> [Your task]
Transcribe all of the material below word for word and leave out its pictures.

** START **

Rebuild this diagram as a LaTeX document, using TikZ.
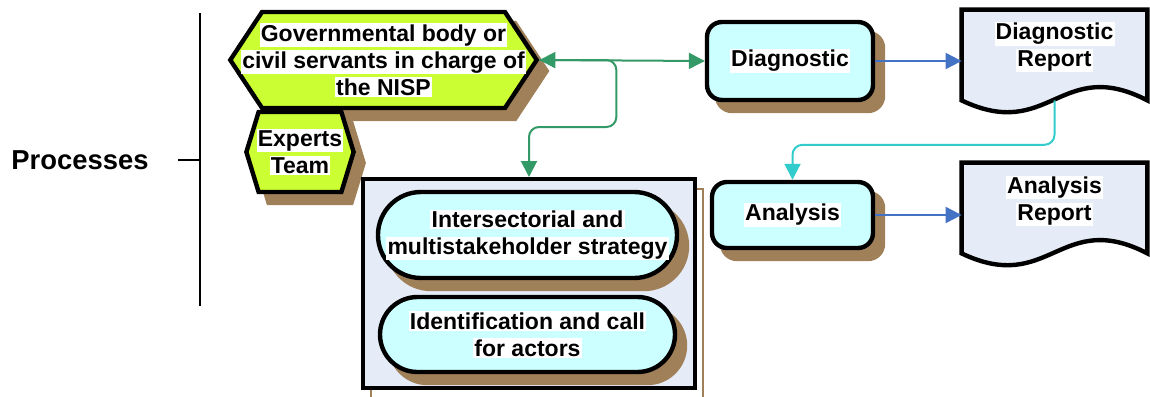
\documentclass[tikz,border=0pt]{standalone}
\usepackage{fontspec}
\setmainfont{Liberation Sans}
\usetikzlibrary{shapes,shapes.geometric,shapes.symbols,shapes.misc,arrows.meta,shadows,calc,positioning,backgrounds}

\definecolor{limefill}{HTML}{CCFF33}
\definecolor{cyanfill}{HTML}{CCFFFF}
\definecolor{docfill}{HTML}{E6ECF7}
\definecolor{shadebrown}{HTML}{A08058}
\definecolor{flowgreen}{HTML}{339966}
\definecolor{flowblue}{HTML}{4472C4}
\definecolor{flowcyan}{HTML}{33CCCC}
\setlength{\fboxsep}{0.6pt}
\newcommand{\wl}[1]{\colorbox{white}{#1}}
% document outline with a wavy bottom
\newcommand{\docoutline}[1]{(#1.north west) -- (#1.north east) -- (#1.south east)
  .. controls +(-87,-45) and +(88,42) .. (#1.south west) -- cycle}

\begin{document}
\begin{tikzpicture}[x=0.5pt, y=-0.5pt, >={Triangle[length=8pt,width=8pt]},
    every node/.style={font=\fontsize{11.5}{13.5}\selectfont\bfseries, align=center, inner sep=0pt},
    brownshadow/.style={general shadow={shadow xshift=5pt, shadow yshift=-5.5pt, fill=shadebrown, draw=shadebrown}},
    actor/.style={signal, signal to=east and west, draw, line width=2.2pt, fill=limefill, brownshadow},
    task/.style={rectangle, rounded corners=7.5pt, draw, line width=2.2pt, fill=cyanfill, brownshadow},
    subtask/.style={rounded rectangle, draw, line width=2.2pt, fill=cyanfill, brownshadow},
    report/.style={rectangle, minimum width=92.5pt, minimum height=45pt},
    flow/.style={line width=1pt}]
  \path[use as bounding box] (0,0) rectangle (1150,396);

  \node[font=\fontsize{13.7}{16}\selectfont\bfseries] (proc) at (80,160) {Processes};
  \coordinate (axtop) at (200,13);
  \coordinate (axbot) at (200,306);
  \coordinate (axmid) at (200,160);
  \coordinate (tick) at (178,160);
  \draw[line width=1pt] (axtop) -- (axbot);
  \draw[line width=1pt] (tick) -- (axmid);

  % actors
  \node[actor, signal pointer angle=113, inner xsep=-10.5pt, minimum height=48pt] (gov) at (383.5,60)
      {\wl{Governmental body or}\\\wl{civil servants in charge of}\\\wl{the NISP}};
  \node[actor, signal pointer angle=146, inner xsep=-1pt, minimum height=40pt] (experts) at (300,152)
      {\wl{Experts}\\\wl{Team}};

  % strategy block
  \node[draw, line width=2pt, fill=docfill, minimum width=166pt, minimum height=104.5pt,
      general shadow={shadow xshift=4pt, shadow yshift=-5pt, draw=shadebrown, line width=0.6pt}] (cont) at (529,283.5) {};
  \node[subtask, minimum width=147.5pt, minimum height=43pt] (strat) at (527.5,235)
      {\wl{Intersectorial and}\\\wl{multistakeholder strategy}};
  \node[subtask, minimum width=147.5pt, minimum height=37.5pt] (ident) at (527.5,334.5)
      {\wl{Identification and call}\\\wl{for actors}};

  % tasks and reports
  \node[task, minimum width=83pt, minimum height=39pt] (diag) at (790,61) {\wl{Diagnostic}};
  \node[task, minimum width=80.5pt, minimum height=33pt] (anal) at (792.5,215) {\wl{Analysis}};
  \node[report, label={[yshift=4pt]center:{\wl{Diagnostic}\\\wl{Report}}}] (drep) at (1054.5,55) {};
  \node[report, label={[yshift=3.5pt]center:{\wl{Analysis}\\\wl{Report}}}] (arep) at (1054.5,208) {};
  \begin{scope}[on background layer]
    \fill[white] (0,0) rectangle (1150,396);
    \foreach \doc in {drep,arep} {
      \fill[shadebrown, xshift=5pt, yshift=-5.5pt] \docoutline{\doc};
      \draw[line width=2.2pt, fill=docfill] \docoutline{\doc};
    }
  \end{scope}

  \draw[flow, flowgreen, <->] (gov.east) -- (diag.west);
  \draw[flow, flowgreen, ->, rounded corners=5pt] (gov.east) -| ($(gov.east)+(77,67)$) -| (cont.north);
  \draw[flow, flowblue, ->] (diag.east) -- (diag.east -| drep.west);
  \draw[flow, flowblue, ->] (anal.east) -- (anal.east -| arep.west);
  \draw[flow, flowcyan, ->, rounded corners=5pt] (drep.south) |- ($(anal.north)+(0,-35)$) -- (anal.north);
\end{tikzpicture}
\end{document}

** END **

> [Completed task]
Rebuild this diagram as a LaTeX document, using TikZ.
\documentclass[tikz,border=0pt]{standalone}
\usepackage{fontspec}
\setmainfont{Liberation Sans}
\usetikzlibrary{shapes,shapes.geometric,shapes.symbols,shapes.misc,arrows.meta,shadows,calc,positioning,backgrounds}

\definecolor{limefill}{HTML}{CCFF33}
\definecolor{cyanfill}{HTML}{CCFFFF}
\definecolor{docfill}{HTML}{E6ECF7}
\definecolor{shadebrown}{HTML}{A08058}
\definecolor{flowgreen}{HTML}{339966}
\definecolor{flowblue}{HTML}{4472C4}
\definecolor{flowcyan}{HTML}{33CCCC}
\setlength{\fboxsep}{0.6pt}
\newcommand{\wl}[1]{\colorbox{white}{#1}}
% document outline with a wavy bottom
\newcommand{\docoutline}[1]{(#1.north west) -- (#1.north east) -- (#1.south east)
  .. controls +(-87,-45) and +(88,42) .. (#1.south west) -- cycle}

\begin{document}
\begin{tikzpicture}[x=0.5pt, y=-0.5pt, >={Triangle[length=8pt,width=8pt]},
    every node/.style={font=\fontsize{11.5}{13.5}\selectfont\bfseries, align=center, inner sep=0pt},
    brownshadow/.style={general shadow={shadow xshift=5pt, shadow yshift=-5.5pt, fill=shadebrown, draw=shadebrown}},
    actor/.style={signal, signal to=east and west, draw, line width=2.2pt, fill=limefill, brownshadow},
    task/.style={rectangle, rounded corners=7.5pt, draw, line width=2.2pt, fill=cyanfill, brownshadow},
    subtask/.style={rounded rectangle, draw, line width=2.2pt, fill=cyanfill, brownshadow},
    report/.style={rectangle, minimum width=92.5pt, minimum height=45pt},
    flow/.style={line width=1pt}]
  \path[use as bounding box] (0,0) rectangle (1150,396);

  \node[font=\fontsize{13.7}{16}\selectfont\bfseries] (proc) at (80,160) {Processes};
  \coordinate (axtop) at (200,13);
  \coordinate (axbot) at (200,306);
  \coordinate (axmid) at (200,160);
  \coordinate (tick) at (178,160);
  \draw[line width=1pt] (axtop) -- (axbot);
  \draw[line width=1pt] (tick) -- (axmid);

  % actors
  \node[actor, signal pointer angle=113, inner xsep=-10.5pt, minimum height=48pt] (gov) at (383.5,60)
      {\wl{Governmental body or}\\\wl{civil servants in charge of}\\\wl{the NISP}};
  \node[actor, signal pointer angle=146, inner xsep=-1pt, minimum height=40pt] (experts) at (300,152)
      {\wl{Experts}\\\wl{Team}};

  % strategy block
  \node[draw, line width=2pt, fill=docfill, minimum width=166pt, minimum height=104.5pt,
      general shadow={shadow xshift=4pt, shadow yshift=-5pt, draw=shadebrown, line width=0.6pt}] (cont) at (529,283.5) {};
  \node[subtask, minimum width=147.5pt, minimum height=43pt] (strat) at (527.5,235)
      {\wl{Intersectorial and}\\\wl{multistakeholder strategy}};
  \node[subtask, minimum width=147.5pt, minimum height=37.5pt] (ident) at (527.5,334.5)
      {\wl{Identification and call}\\\wl{for actors}};

  % tasks and reports
  \node[task, minimum width=83pt, minimum height=39pt] (diag) at (790,61) {\wl{Diagnostic}};
  \node[task, minimum width=80.5pt, minimum height=33pt] (anal) at (792.5,215) {\wl{Analysis}};
  \node[report, label={[yshift=4pt]center:{\wl{Diagnostic}\\\wl{Report}}}] (drep) at (1054.5,55) {};
  \node[report, label={[yshift=3.5pt]center:{\wl{Analysis}\\\wl{Report}}}] (arep) at (1054.5,208) {};
  \begin{scope}[on background layer]
    \fill[white] (0,0) rectangle (1150,396);
    \foreach \doc in {drep,arep} {
      \fill[shadebrown, xshift=5pt, yshift=-5.5pt] \docoutline{\doc};
      \draw[line width=2.2pt, fill=docfill] \docoutline{\doc};
    }
  \end{scope}

  \draw[flow, flowgreen, <->] (gov.east) -- (diag.west);
  \draw[flow, flowgreen, ->, rounded corners=5pt] (gov.east) -| ($(gov.east)+(77,67)$) -| (cont.north);
  \draw[flow, flowblue, ->] (diag.east) -- (diag.east -| drep.west);
  \draw[flow, flowblue, ->] (anal.east) -- (anal.east -| arep.west);
  \draw[flow, flowcyan, ->, rounded corners=5pt] (drep.south) |- ($(anal.north)+(0,-35)$) -- (anal.north);
\end{tikzpicture}
\end{document}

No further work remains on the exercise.